Nvidia is betting big on robotics with new AI models and developer tools.
The company’s research lab, once a tiny 12-person operation focused only on ray tracing, now has 400+ staff. It helped turn Nvidia from a GPU startup into a $4 trillion AI powerhouse. Now the lab is shifting toward physical AI and robotics tech.
Bill Dally joined Nvidia’s research lab fully in 2009 and has been leading its massive growth. The lab quickly expanded beyond ray tracing to chip design and other areas. They were early adopters of AI-specific GPUs, starting around 2010—long before the current AI hype.
Now, Nvidia wants to make “the brains of all the robots,” per Dally. That means building AI models that power robots and physical AI systems.
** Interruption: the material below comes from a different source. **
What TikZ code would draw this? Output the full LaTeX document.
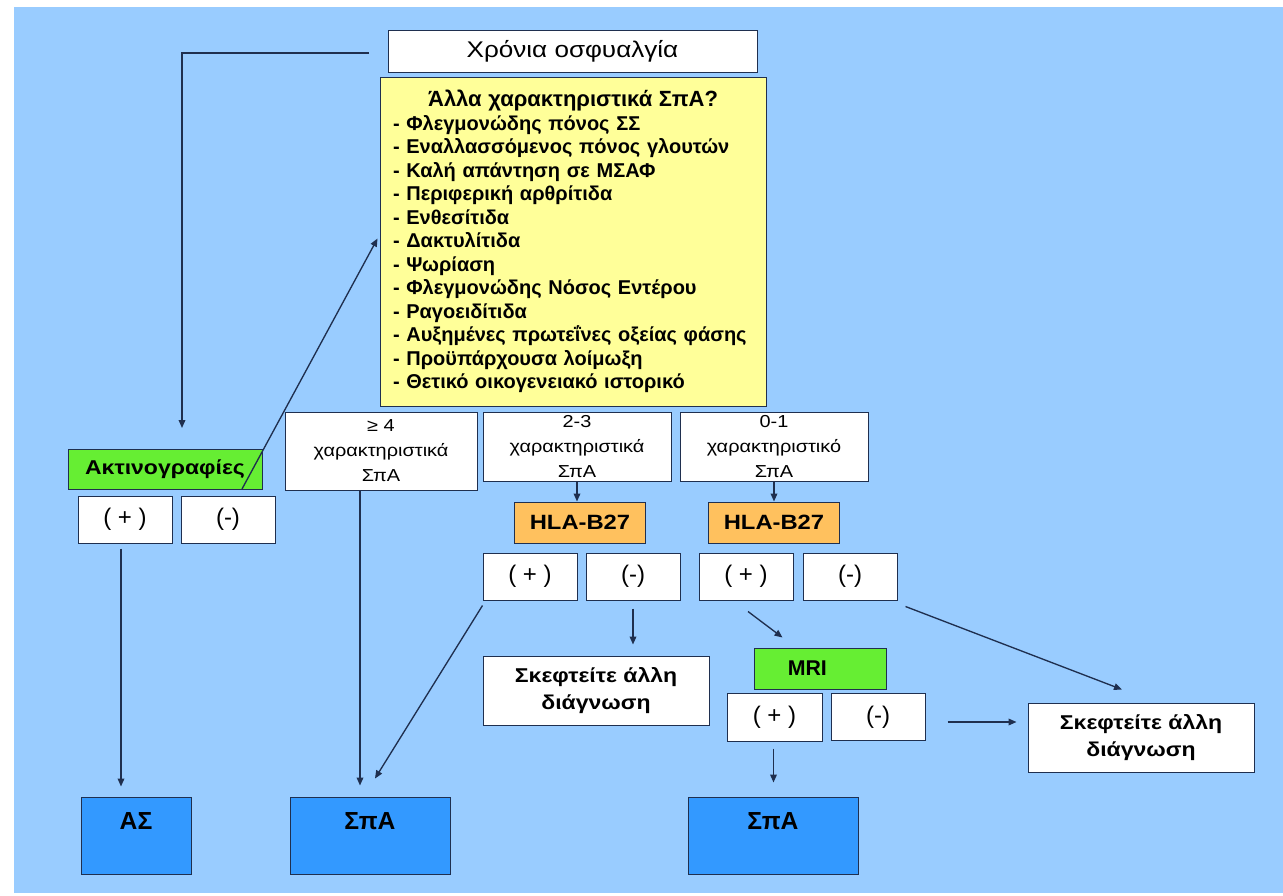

Sanja Fidler, VP of AI research, joined in 2018 after working on robot simulation models at MIT. She set up Omniverse Toronto, focused on physical AI simulations. Omniverse introduced GANverse3D in 2021 to convert images into 3D models. They followed with a video-based 3D modeling tech called the Neural Reconstruction Engine in 2022.
Fidler said:
“We invested in this technology called differentiable rendering, which essentially makes rendering amendable to AI, right?
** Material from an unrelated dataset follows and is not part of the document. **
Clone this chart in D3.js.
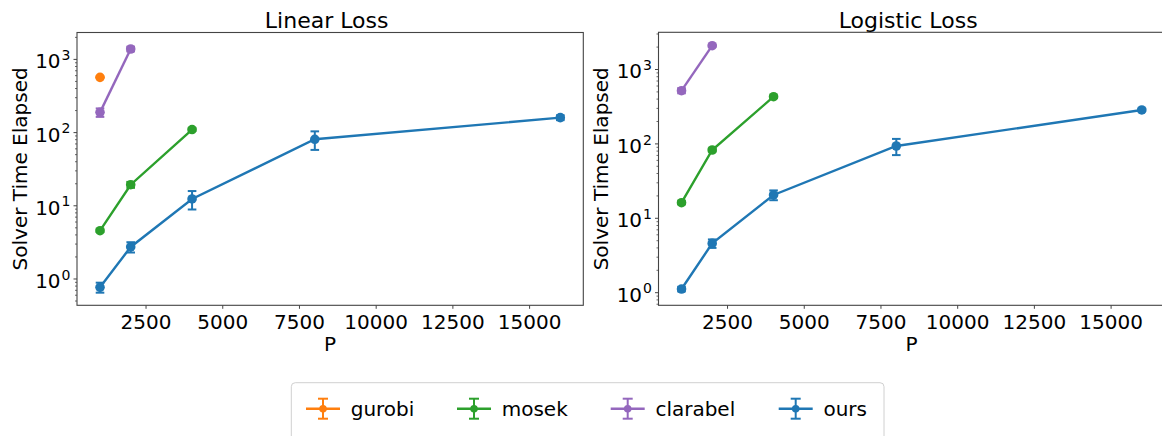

You go [from] rendering means from 3D to image or video, right? And we want it to go the other way.”
Nvidia’s Cosmos AI world models, launched earlier this year, rely on this tech for training robots with synthetic data.
The lab just rolled out new world AI models, libraries, and infrastructure for robotics developers at this week’s SIGGRAPH conference. These tools promise faster model responses, critical for real-time robot perception and manipulation.
Fidler explains:
“The robot doesn’t need to watch the world in the same time, in the same way as the world works.
It can watch it like 100x faster. So if we can make this model significantly faster than they are today, they’re going to be tremendously useful for robotic or physical AI applications.”
Despite the hype, Nvidia says humanoid robots in your home are still years away. The approach is gradual, tackling vision, task planning, and manipulation, scaling with more data.
Dally summed it up:
“We’re making huge progress and I think you know AI has really been the enabler here.
Starting with visual AI for the robot perception, and then you know generative AI, that’s being hugely valuable for task and motion planning and manipulation.
As we solve each of these individual little problems and as the amount of data we have to train our networks grows, these robots are going to grow.”
Nvidia’s research lab is pushing from AI GPUs into physical AI. Robotics may be the company’s next big bet.